--- INSTRUCTION ---
Reproduce the data exactly and drop any pictures it holds.
>> START PROVIDED MATERIAL
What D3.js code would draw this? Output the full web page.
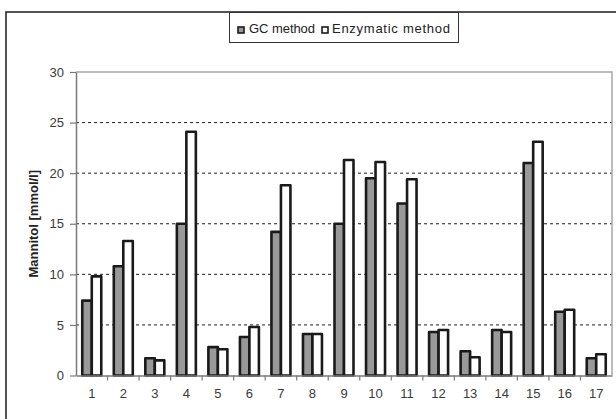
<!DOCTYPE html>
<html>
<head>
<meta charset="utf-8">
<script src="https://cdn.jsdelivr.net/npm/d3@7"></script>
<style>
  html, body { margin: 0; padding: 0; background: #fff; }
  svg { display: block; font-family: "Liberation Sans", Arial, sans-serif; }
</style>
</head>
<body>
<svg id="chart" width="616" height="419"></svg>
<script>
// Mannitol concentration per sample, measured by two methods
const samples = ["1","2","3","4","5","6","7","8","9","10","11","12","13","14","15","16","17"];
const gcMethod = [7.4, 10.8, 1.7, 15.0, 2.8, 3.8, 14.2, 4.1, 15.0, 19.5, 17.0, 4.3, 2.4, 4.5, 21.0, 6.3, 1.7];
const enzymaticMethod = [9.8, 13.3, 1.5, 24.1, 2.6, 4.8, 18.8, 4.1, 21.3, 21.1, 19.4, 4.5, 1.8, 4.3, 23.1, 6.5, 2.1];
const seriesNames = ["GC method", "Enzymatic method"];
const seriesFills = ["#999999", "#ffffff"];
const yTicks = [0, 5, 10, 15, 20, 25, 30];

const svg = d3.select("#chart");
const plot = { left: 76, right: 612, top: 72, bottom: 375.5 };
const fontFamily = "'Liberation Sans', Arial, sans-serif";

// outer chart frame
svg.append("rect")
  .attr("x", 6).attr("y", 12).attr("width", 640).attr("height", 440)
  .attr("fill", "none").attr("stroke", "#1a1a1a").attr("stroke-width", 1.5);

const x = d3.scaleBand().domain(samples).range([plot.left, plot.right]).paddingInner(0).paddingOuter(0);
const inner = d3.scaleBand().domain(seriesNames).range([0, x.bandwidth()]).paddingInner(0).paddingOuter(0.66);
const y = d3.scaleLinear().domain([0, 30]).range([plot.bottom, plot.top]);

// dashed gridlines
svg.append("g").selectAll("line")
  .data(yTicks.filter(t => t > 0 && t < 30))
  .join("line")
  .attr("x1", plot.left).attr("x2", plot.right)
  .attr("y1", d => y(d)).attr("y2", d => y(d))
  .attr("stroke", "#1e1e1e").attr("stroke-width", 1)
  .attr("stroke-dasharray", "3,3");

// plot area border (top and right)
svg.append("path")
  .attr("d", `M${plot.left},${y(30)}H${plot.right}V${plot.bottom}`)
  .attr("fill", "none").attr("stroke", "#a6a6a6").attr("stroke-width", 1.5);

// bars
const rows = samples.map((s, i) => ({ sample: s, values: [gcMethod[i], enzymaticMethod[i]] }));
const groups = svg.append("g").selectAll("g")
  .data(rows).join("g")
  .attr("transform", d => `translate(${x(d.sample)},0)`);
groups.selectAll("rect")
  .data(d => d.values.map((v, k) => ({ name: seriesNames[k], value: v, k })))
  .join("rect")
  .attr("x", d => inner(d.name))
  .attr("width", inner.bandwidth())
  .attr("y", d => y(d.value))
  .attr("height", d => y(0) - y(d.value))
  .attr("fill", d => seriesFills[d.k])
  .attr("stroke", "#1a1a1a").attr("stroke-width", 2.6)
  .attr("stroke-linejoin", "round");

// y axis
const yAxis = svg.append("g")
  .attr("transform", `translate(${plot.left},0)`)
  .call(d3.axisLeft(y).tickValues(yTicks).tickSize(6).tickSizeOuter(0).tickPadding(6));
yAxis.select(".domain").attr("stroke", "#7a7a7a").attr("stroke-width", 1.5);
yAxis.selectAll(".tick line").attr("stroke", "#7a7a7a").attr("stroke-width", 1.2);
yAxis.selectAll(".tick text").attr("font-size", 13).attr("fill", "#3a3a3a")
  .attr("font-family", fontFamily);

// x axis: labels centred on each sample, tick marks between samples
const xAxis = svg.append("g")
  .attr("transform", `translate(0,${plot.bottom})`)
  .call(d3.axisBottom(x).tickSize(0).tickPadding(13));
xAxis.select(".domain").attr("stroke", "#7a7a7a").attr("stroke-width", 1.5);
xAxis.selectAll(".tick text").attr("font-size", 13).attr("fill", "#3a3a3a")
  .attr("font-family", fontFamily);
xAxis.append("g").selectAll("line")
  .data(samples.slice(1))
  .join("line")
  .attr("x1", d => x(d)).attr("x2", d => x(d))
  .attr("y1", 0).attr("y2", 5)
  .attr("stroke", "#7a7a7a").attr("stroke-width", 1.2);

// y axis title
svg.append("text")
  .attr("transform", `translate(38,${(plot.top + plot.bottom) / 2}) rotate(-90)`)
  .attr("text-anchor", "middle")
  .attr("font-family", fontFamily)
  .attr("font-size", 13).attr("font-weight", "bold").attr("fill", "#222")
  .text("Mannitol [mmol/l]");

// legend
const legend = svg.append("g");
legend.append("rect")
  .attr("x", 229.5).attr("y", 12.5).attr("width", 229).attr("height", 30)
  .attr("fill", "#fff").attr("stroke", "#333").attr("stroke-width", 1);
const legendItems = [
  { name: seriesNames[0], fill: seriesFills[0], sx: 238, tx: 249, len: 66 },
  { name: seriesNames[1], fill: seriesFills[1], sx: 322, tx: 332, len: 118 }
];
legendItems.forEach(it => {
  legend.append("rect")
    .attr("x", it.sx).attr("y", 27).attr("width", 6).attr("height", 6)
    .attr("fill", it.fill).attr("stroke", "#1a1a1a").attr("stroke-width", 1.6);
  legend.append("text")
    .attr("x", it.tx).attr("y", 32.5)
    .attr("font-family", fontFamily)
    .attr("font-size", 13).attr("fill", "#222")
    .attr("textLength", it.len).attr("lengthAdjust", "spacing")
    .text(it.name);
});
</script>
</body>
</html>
>> END PROVIDED MATERIAL
--- FINISHED TASK ---
What D3.js code would draw this? Output the full web page.
<!DOCTYPE html>
<html>
<head>
<meta charset="utf-8">
<script src="https://cdn.jsdelivr.net/npm/d3@7"></script>
<style>
  html, body { margin: 0; padding: 0; background: #fff; }
  svg { display: block; font-family: "Liberation Sans", Arial, sans-serif; }
</style>
</head>
<body>
<svg id="chart" width="616" height="419"></svg>
<script>
// Mannitol concentration per sample, measured by two methods
const samples = ["1","2","3","4","5","6","7","8","9","10","11","12","13","14","15","16","17"];
const gcMethod = [7.4, 10.8, 1.7, 15.0, 2.8, 3.8, 14.2, 4.1, 15.0, 19.5, 17.0, 4.3, 2.4, 4.5, 21.0, 6.3, 1.7];
const enzymaticMethod = [9.8, 13.3, 1.5, 24.1, 2.6, 4.8, 18.8, 4.1, 21.3, 21.1, 19.4, 4.5, 1.8, 4.3, 23.1, 6.5, 2.1];
const seriesNames = ["GC method", "Enzymatic method"];
const seriesFills = ["#999999", "#ffffff"];
const yTicks = [0, 5, 10, 15, 20, 25, 30];

const svg = d3.select("#chart");
const plot = { left: 76, right: 612, top: 72, bottom: 375.5 };
const fontFamily = "'Liberation Sans', Arial, sans-serif";

// outer chart frame
svg.append("rect")
  .attr("x", 6).attr("y", 12).attr("width", 640).attr("height", 440)
  .attr("fill", "none").attr("stroke", "#1a1a1a").attr("stroke-width", 1.5);

const x = d3.scaleBand().domain(samples).range([plot.left, plot.right]).paddingInner(0).paddingOuter(0);
const inner = d3.scaleBand().domain(seriesNames).range([0, x.bandwidth()]).paddingInner(0).paddingOuter(0.66);
const y = d3.scaleLinear().domain([0, 30]).range([plot.bottom, plot.top]);

// dashed gridlines
svg.append("g").selectAll("line")
  .data(yTicks.filter(t => t > 0 && t < 30))
  .join("line")
  .attr("x1", plot.left).attr("x2", plot.right)
  .attr("y1", d => y(d)).attr("y2", d => y(d))
  .attr("stroke", "#1e1e1e").attr("stroke-width", 1)
  .attr("stroke-dasharray", "3,3");

// plot area border (top and right)
svg.append("path")
  .attr("d", `M${plot.left},${y(30)}H${plot.right}V${plot.bottom}`)
  .attr("fill", "none").attr("stroke", "#a6a6a6").attr("stroke-width", 1.5);

// bars
const rows = samples.map((s, i) => ({ sample: s, values: [gcMethod[i], enzymaticMethod[i]] }));
const groups = svg.append("g").selectAll("g")
  .data(rows).join("g")
  .attr("transform", d => `translate(${x(d.sample)},0)`);
groups.selectAll("rect")
  .data(d => d.values.map((v, k) => ({ name: seriesNames[k], value: v, k })))
  .join("rect")
  .attr("x", d => inner(d.name))
  .attr("width", inner.bandwidth())
  .attr("y", d => y(d.value))
  .attr("height", d => y(0) - y(d.value))
  .attr("fill", d => seriesFills[d.k])
  .attr("stroke", "#1a1a1a").attr("stroke-width", 2.6)
  .attr("stroke-linejoin", "round");

// y axis
const yAxis = svg.append("g")
  .attr("transform", `translate(${plot.left},0)`)
  .call(d3.axisLeft(y).tickValues(yTicks).tickSize(6).tickSizeOuter(0).tickPadding(6));
yAxis.select(".domain").attr("stroke", "#7a7a7a").attr("stroke-width", 1.5);
yAxis.selectAll(".tick line").attr("stroke", "#7a7a7a").attr("stroke-width", 1.2);
yAxis.selectAll(".tick text").attr("font-size", 13).attr("fill", "#3a3a3a")
  .attr("font-family", fontFamily);

// x axis: labels centred on each sample, tick marks between samples
const xAxis = svg.append("g")
  .attr("transform", `translate(0,${plot.bottom})`)
  .call(d3.axisBottom(x).tickSize(0).tickPadding(13));
xAxis.select(".domain").attr("stroke", "#7a7a7a").attr("stroke-width", 1.5);
xAxis.selectAll(".tick text").attr("font-size", 13).attr("fill", "#3a3a3a")
  .attr("font-family", fontFamily);
xAxis.append("g").selectAll("line")
  .data(samples.slice(1))
  .join("line")
  .attr("x1", d => x(d)).attr("x2", d => x(d))
  .attr("y1", 0).attr("y2", 5)
  .attr("stroke", "#7a7a7a").attr("stroke-width", 1.2);

// y axis title
svg.append("text")
  .attr("transform", `translate(38,${(plot.top + plot.bottom) / 2}) rotate(-90)`)
  .attr("text-anchor", "middle")
  .attr("font-family", fontFamily)
  .attr("font-size", 13).attr("font-weight", "bold").attr("fill", "#222")
  .text("Mannitol [mmol/l]");

// legend
const legend = svg.append("g");
legend.append("rect")
  .attr("x", 229.5).attr("y", 12.5).attr("width", 229).attr("height", 30)
  .attr("fill", "#fff").attr("stroke", "#333").attr("stroke-width", 1);
const legendItems = [
  { name: seriesNames[0], fill: seriesFills[0], sx: 238, tx: 249, len: 66 },
  { name: seriesNames[1], fill: seriesFills[1], sx: 322, tx: 332, len: 118 }
];
legendItems.forEach(it => {
  legend.append("rect")
    .attr("x", it.sx).attr("y", 27).attr("width", 6).attr("height", 6)
    .attr("fill", it.fill).attr("stroke", "#1a1a1a").attr("stroke-width", 1.6);
  legend.append("text")
    .attr("x", it.tx).attr("y", 32.5)
    .attr("font-family", fontFamily)
    .attr("font-size", 13).attr("fill", "#222")
    .attr("textLength", it.len).attr("lengthAdjust", "spacing")
    .text(it.name);
});
</script>
</body>
</html>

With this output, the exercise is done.